One food that I thought would have been especially troublesome gut-wise was celery.
I’m glad that this didn’t turn out to be the case. It actually hasn’t turned out to be the case for most of the fruits and vegetables I’ve consumed this past week. And I consumed (for me) a lot of them.
What’s great about celery in particular, for me, is the following:
- It agrees with me. That was a revelation to me this week. It sucks when you like a particular food but it doesn’t like you back, and I’m glad this isn’t the case.
- The taste is fine. Any new tastes may take some getting used to. But this is something that I can eat plain, without drowning it in dip or something else caloric like that.
- A whole stalk is a mere eight calories. (See here.) I can eat a full handful of the stuff, feel unusually full afterward, and barely dent my calorie budget for the day. I ate three stalks this afternoon as part of my snack.
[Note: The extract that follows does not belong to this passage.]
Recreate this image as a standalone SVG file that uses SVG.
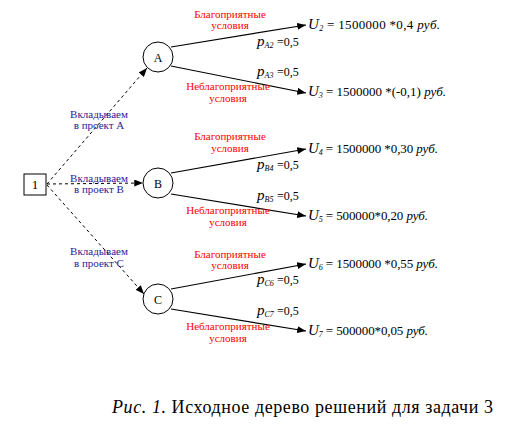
<svg xmlns="http://www.w3.org/2000/svg" width="528" height="431" viewBox="0 0 528 431">
<defs>
<marker id="arr" viewBox="0 0 10 8" refX="10" refY="4" markerWidth="9" markerHeight="7" markerUnits="userSpaceOnUse" orient="auto">
<path d="M0,0 L10,4 L0,8 Z" fill="#000"/>
</marker>
<style>
text{font-family:"Times New Roman",Times,"Liberation Serif",Tinos,"Noto Serif","DejaVu Serif",serif}
.t{fill:#000}
.red{font-size:11px;fill:#ff0000;text-anchor:middle}
.blue{font-size:11px;fill:#2a1a96;text-anchor:middle}
.u{font-size:13px;fill:#000}
.p{font-size:12px;fill:#000}
.it{font-style:italic}
.sub{font-size:8px;font-style:italic}
.sol{stroke:#000;stroke-width:1.2;fill:none;marker-end:url(#arr)}
.dash{stroke:#000;stroke-width:1;stroke-dasharray:3,3;fill:none;marker-end:url(#arr)}
.node{fill:#fff;stroke:#000;stroke-width:1}
</style>
</defs>
<rect width="528" height="431" fill="#fff"/>
<g id="connectors">
<line class="dash" x1="47" y1="184" x2="147" y2="68"/>
<line class="dash" x1="47" y1="184" x2="143" y2="183"/>
<line class="dash" x1="47" y1="185" x2="144" y2="294"/>
<line class="sol" x1="171" y1="47" x2="306" y2="25"/>
<line class="sol" x1="171" y1="66" x2="306" y2="93"/>
<line class="sol" x1="171" y1="173" x2="306" y2="149"/>
<line class="sol" x1="171" y1="194" x2="306" y2="216"/>
<line class="sol" x1="171" y1="289" x2="306" y2="264"/>
<line class="sol" x1="171" y1="309" x2="306" y2="331"/>
</g>
<g id="node1">
<rect class="node" x="24" y="174" width="22" height="21"/>
<text class="t" x="35" y="189" font-size="13" text-anchor="middle">1</text>
</g>
<g id="nodeA">
<circle class="node" cx="158" cy="57" r="15"/>
<text class="t" x="158" y="61.5" font-size="12" text-anchor="middle">A</text>
</g>
<g id="nodeB">
<circle class="node" cx="158" cy="183" r="15"/>
<text class="t" x="158" y="187.5" font-size="12" text-anchor="middle">B</text>
</g>
<g id="nodeC">
<circle class="node" cx="158" cy="299" r="15"/>
<text class="t" x="158" y="303.5" font-size="12" text-anchor="middle">C</text>
</g>
<g id="labels">
<text class="blue" x="99" y="118">Вкладываем</text>
<text class="blue" x="99" y="129">в проект А</text>
<text class="blue" x="99" y="182">Вкладываем</text>
<text class="blue" x="99" y="193">в проект В</text>
<text class="blue" x="99" y="255">Вкладываем</text>
<text class="blue" x="99" y="267">в проект С</text>

<text class="red" x="230" y="18">Благоприятные</text>
<text class="red" x="230" y="29">условия</text>
<text class="red" x="228" y="90">Неблагоприятные</text>
<text class="red" x="228" y="102">условия</text>
<text class="red" x="230" y="140">Благоприятные</text>
<text class="red" x="230" y="152">условия</text>
<text class="red" x="228" y="214">Неблагоприятные</text>
<text class="red" x="228" y="226">условия</text>
<text class="red" x="230" y="258">Благоприятные</text>
<text class="red" x="230" y="269">условия</text>
<text class="red" x="228" y="330">Неблагоприятные</text>
<text class="red" x="228" y="342">условия</text>

<text class="p" x="257" y="46"><tspan class="it" font-size="15">p</tspan><tspan class="sub" dy="2">A2</tspan><tspan x="277" dy="-2">=0,5</tspan></text>
<text class="p" x="257" y="76"><tspan class="it" font-size="15">p</tspan><tspan class="sub" dy="2">A3</tspan><tspan x="277" dy="-2">=0,5</tspan></text>
<text class="p" x="257" y="169"><tspan class="it" font-size="15">p</tspan><tspan class="sub" dy="2">B4</tspan><tspan x="277" dy="-2">=0,5</tspan></text>
<text class="p" x="257" y="200"><tspan class="it" font-size="15">p</tspan><tspan class="sub" dy="2">B5</tspan><tspan x="277" dy="-2">=0,5</tspan></text>
<text class="p" x="257" y="284"><tspan class="it" font-size="15">p</tspan><tspan class="sub" dy="2">C6</tspan><tspan x="277" dy="-2">=0,5</tspan></text>
<text class="p" x="257" y="315"><tspan class="it" font-size="15">p</tspan><tspan class="sub" dy="2">C7</tspan><tspan x="277" dy="-2">=0,5</tspan></text>

<text class="u" x="308" y="29" textLength="132" lengthAdjust="spacing"><tspan class="it" font-size="15">U</tspan><tspan class="sub" dy="2">2</tspan><tspan dy="-2"> = 1500000 *0,4 </tspan><tspan class="it">руб.</tspan></text>
<text class="u" x="308" y="96" textLength="138" lengthAdjust="spacing"><tspan class="it" font-size="15">U</tspan><tspan class="sub" dy="2">3</tspan><tspan dy="-2"> = 1500000 *(-0,1) </tspan><tspan class="it">руб.</tspan></text>
<text class="u" x="308" y="153" textLength="130" lengthAdjust="spacing"><tspan class="it" font-size="15">U</tspan><tspan class="sub" dy="2">4</tspan><tspan dy="-2"> = 1500000 *0,30 </tspan><tspan class="it">руб.</tspan></text>
<text class="u" x="308" y="220" textLength="120" lengthAdjust="spacing"><tspan class="it" font-size="15">U</tspan><tspan class="sub" dy="2">5</tspan><tspan dy="-2"> = 500000*0,20 </tspan><tspan class="it">руб.</tspan></text>
<text class="u" x="308" y="268" textLength="130" lengthAdjust="spacing"><tspan class="it" font-size="15">U</tspan><tspan class="sub" dy="2">6</tspan><tspan dy="-2"> = 1500000 *0,55 </tspan><tspan class="it">руб.</tspan></text>
<text class="u" x="308" y="335" textLength="120" lengthAdjust="spacing"><tspan class="it" font-size="15">U</tspan><tspan class="sub" dy="2">7</tspan><tspan dy="-2"> = 500000*0,05 </tspan><tspan class="it">руб.</tspan></text>

<text class="t" x="112" y="413" font-size="18" textLength="381" lengthAdjust="spacing"><tspan class="it">Рис. 1.</tspan> Исходное дерево решений для задачи 3</text>
</g>
</svg>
- It’s super-crunchy. On this front, celery is very satisfying to eat. Everyone in earshot knows you’re eating it, and it has a snap to it that makes you feel like you’re accomplishing something good with each bite.
Changing habits takes time
Learning to reach for vegetables and fruits instead of high-density foods is one of the habits that I’m learning.
Noom promised me that my enthusiasm for making these new habits will ebb and flow. I’m in the “honeymoon” period for using the service. Everything’s new and exciting, I’m seeing results, and I’m pumped up.
But just like real honeymoons, the excitement doesn’t last forever. To push through the dips and get past the valleys, I’ll need different kinds of refocusing to keep going. My family is supportive of this, so that helps a lot.
But, like Noom keeps reminding me: “You gotta believe it will work.”